FLIPPING OUT: In St. Paul, Tom Powers writes under the header, "At First Whiff, Flip Saunders' Draft Debut Stinks." As part of a trade, the T'Wolves had the Jazz select UCLA F Shabazz Muhammad with the No. 14 pick, and Powers writes this is a selection that will "be roundly panned." Even if he "had a first-class temperament and a perfect attitude, which he reportedly doesn't, Muhammad would remain a limited player -- one dimensional, not particularly athletic, poorly suited to a team game." Saunders later Thursday evening said, "It's not a popular pick." Powers writes this was "supposed to be a fresh start" and Saunders was "going to lift the Timberwolves out of their draft malaise." But "nothing good happened" (ST. PAUL PIONEER PRESS, 6/28).
In Indianapolis, Bob Kravitz writes the Pacers starting Monday “will speak again with one voice, which is the best news that comes" from Larry Bird’s return as team President. Bird on Thursday said Pacers Owner Herb Simon called him a couple weeks ago and said, "You either want to do this or you don’t." Bird: "I understand. Because whether they’re going to go get someone else, they were going to move [GM] Kevin Pritchard in there or have Donnie [Walsh] stay, they had to have an answer.” He added, “My interest got real when other teams (including Sacramento) started calling. And one team in particular, looking at their books, looking at their numbers, and I said, ‘What am I doing? I’ve got an opportunity to go back home.'” Kravitz notes Bird “made it clear, though, that he never got too deeply into discussions with other franchises” (INDIANAPOLIS STAR, 6/28).
TRUE TO HIS WORD: The Nets have agreed to acquire Fs Paul Pierce and Kevin Garnett and G Jason Terry from the Celtics for a package of players and draft picks, and ESPN N.Y.’s Ian O’Connor wrote under the header, “Prokhorov Turns Nets Into Contenders.” It turns out Nets Owner Mikhail Prokhorov “wasn't kidding" when he stated after buying the team in '10 he expected the Nets to win a title in five years. With the trade, the Nets “blew past the Knicks” (ESPNNY.com, 6/27).

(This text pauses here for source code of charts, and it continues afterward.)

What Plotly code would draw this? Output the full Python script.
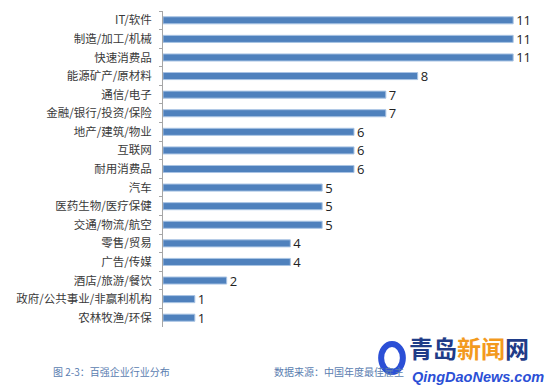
import plotly.graph_objects as go

categories = ["IT/软件", "制造/加工/机械", "快速消费品", "能源矿产/原材料", "通信/电子",
              "金融/银行/投资/保险", "地产/建筑/物业", "互联网", "耐用消费品", "汽车",
              "医药生物/医疗保健", "交通/物流/航空", "零售/贸易", "广告/传媒",
              "酒店/旅游/餐饮", "政府/公共事业/非赢利机构", "农林牧渔/环保"]
values = [11, 11, 11, 8, 7, 7, 6, 6, 6, 5, 5, 5, 4, 4, 2, 1, 1]

caption = "图 2-3：百强企业行业分布"
source = "数据来源：中国年度最佳雇主"

cjk = "Noto Sans CJK SC"

fig = go.Figure()
fig.add_trace(go.Bar(
    x=values, y=categories, orientation="h",
    marker=dict(color="#4F81BD", line=dict(color="#A9C4E4", width=1)),
    text=[str(v) for v in values], textposition="outside",
    constraintext="none",
    textfont=dict(family="Open Sans", size=13, color="#222222"),
    cliponaxis=False,
))

fig.update_layout(
    width=550, height=392,
    margin=dict(l=163, r=5, t=11, b=65),
    paper_bgcolor="white", plot_bgcolor="white",
    bargap=0.62, showlegend=False,
    xaxis=dict(range=[0, 12], visible=False),
    yaxis=dict(
        autorange="reversed", type="category",
        showline=True, linecolor="#A6A6A6", linewidth=1,
        ticks="outside", ticklen=3, tickcolor="#A6A6A6", tickson="boundaries",
        ticklabelstandoff=8,
        tickfont=dict(family=cjk, size=11.5, color="#3A3A3A"),
        showgrid=False, zeroline=False,
    ),
    font=dict(family=cjk),
)

fig.add_annotation(text=caption, xref="paper", yref="paper", x=-113/387, y=-44/316,
                   xanchor="left", yanchor="middle", showarrow=False,
                   font=dict(family=cjk, size=10, color="#5A7DB0"))
fig.add_annotation(text=source, xref="paper", yref="paper", x=110/387, y=-44/316,
                   xanchor="left", yanchor="middle", showarrow=False,
                   font=dict(family=cjk, size=10, color="#5A7DB0"))

# watermark
fig.add_shape(type="circle", xref="paper", yref="paper",
              x0=(384-163)/387, x1=(406-163)/387, y0=(327-372)/316, y1=(327-344)/316,
              line=dict(color="#2B4FD6", width=6), fillcolor="rgba(0,0,0,0)")
fig.add_annotation(text="<b>青岛<span style='color:#F39A1E'>新闻</span>网</b>",
                   xref="paper", yref="paper", x=(410-163)/387, y=(327-367)/316,
                   xanchor="left", yanchor="bottom", showarrow=False,
                   font=dict(family=cjk, size=24, color="#1F3C88"))
fig.add_annotation(text="<b><i>QingDaoNews.com</i></b>",
                   xref="paper", yref="paper", x=(413-163)/387, y=(327-367)/316,
                   xanchor="left", yanchor="top", showarrow=False,
                   font=dict(family="Liberation Sans", size=14.5, color="#2B4FD6"))

fig.write_html("out.html", config={"displayModeBar": False},
               post_script="document.body.style.margin='0';")
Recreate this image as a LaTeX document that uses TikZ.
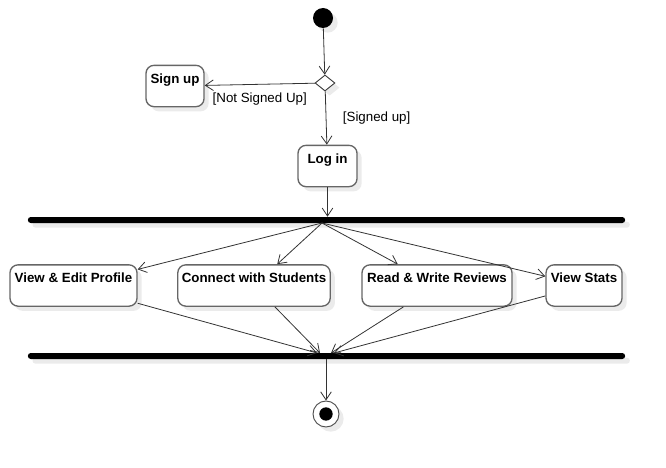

LEAVING A LEGACY? With Raptors President Bryan Colangelo stepping down from his role, SPORTSNET.ca's Paul Jones wondered how the "Colangelo era and tenure as general manager be remembered in Toronto.” Colangelo initially “brought the shine back to the team that was applied at the start of the new millennium.” He showed the “same boldness he did in Phoenix by going against the grain with a team that played unconventionally while winning and were thoroughly entertaining.” But Colangelo’s “strength turned out to be his weakness as he continued to tweak and tinker -- maybe too much, and possibly to a fault.” Some personnel moves “looked good on paper but when players don’t perform, everything turns out bad” (SPORTSNET.ca, 6/27).
MAKE IT SNAPPY: ESPN L.A.'s Dave McMenamin cites a source as saying that C Dwight Howard "expects to be ready to choose his team as soon as the NBA's moratorium on new business is lifted July 10." Lakers GM Mitch Kupchak, who hopes to re-sign Howard, said, "I don't think it's Dwight's goal to drag it out. Whether he's with us or with another team, everybody this time of year has business to take care of" (ESPNLA.com, 6/28). Meanwhile, ESPN Radio's Mike Golic said the Lakers' billboard campaign to convince Howard to stay with the team is "desperate." Golic: "You see it slipping away and you try anything. ... It was a desperate move that doesn't look like it's going to work" ("Mike & Mike," ESPN Radio, 6/28).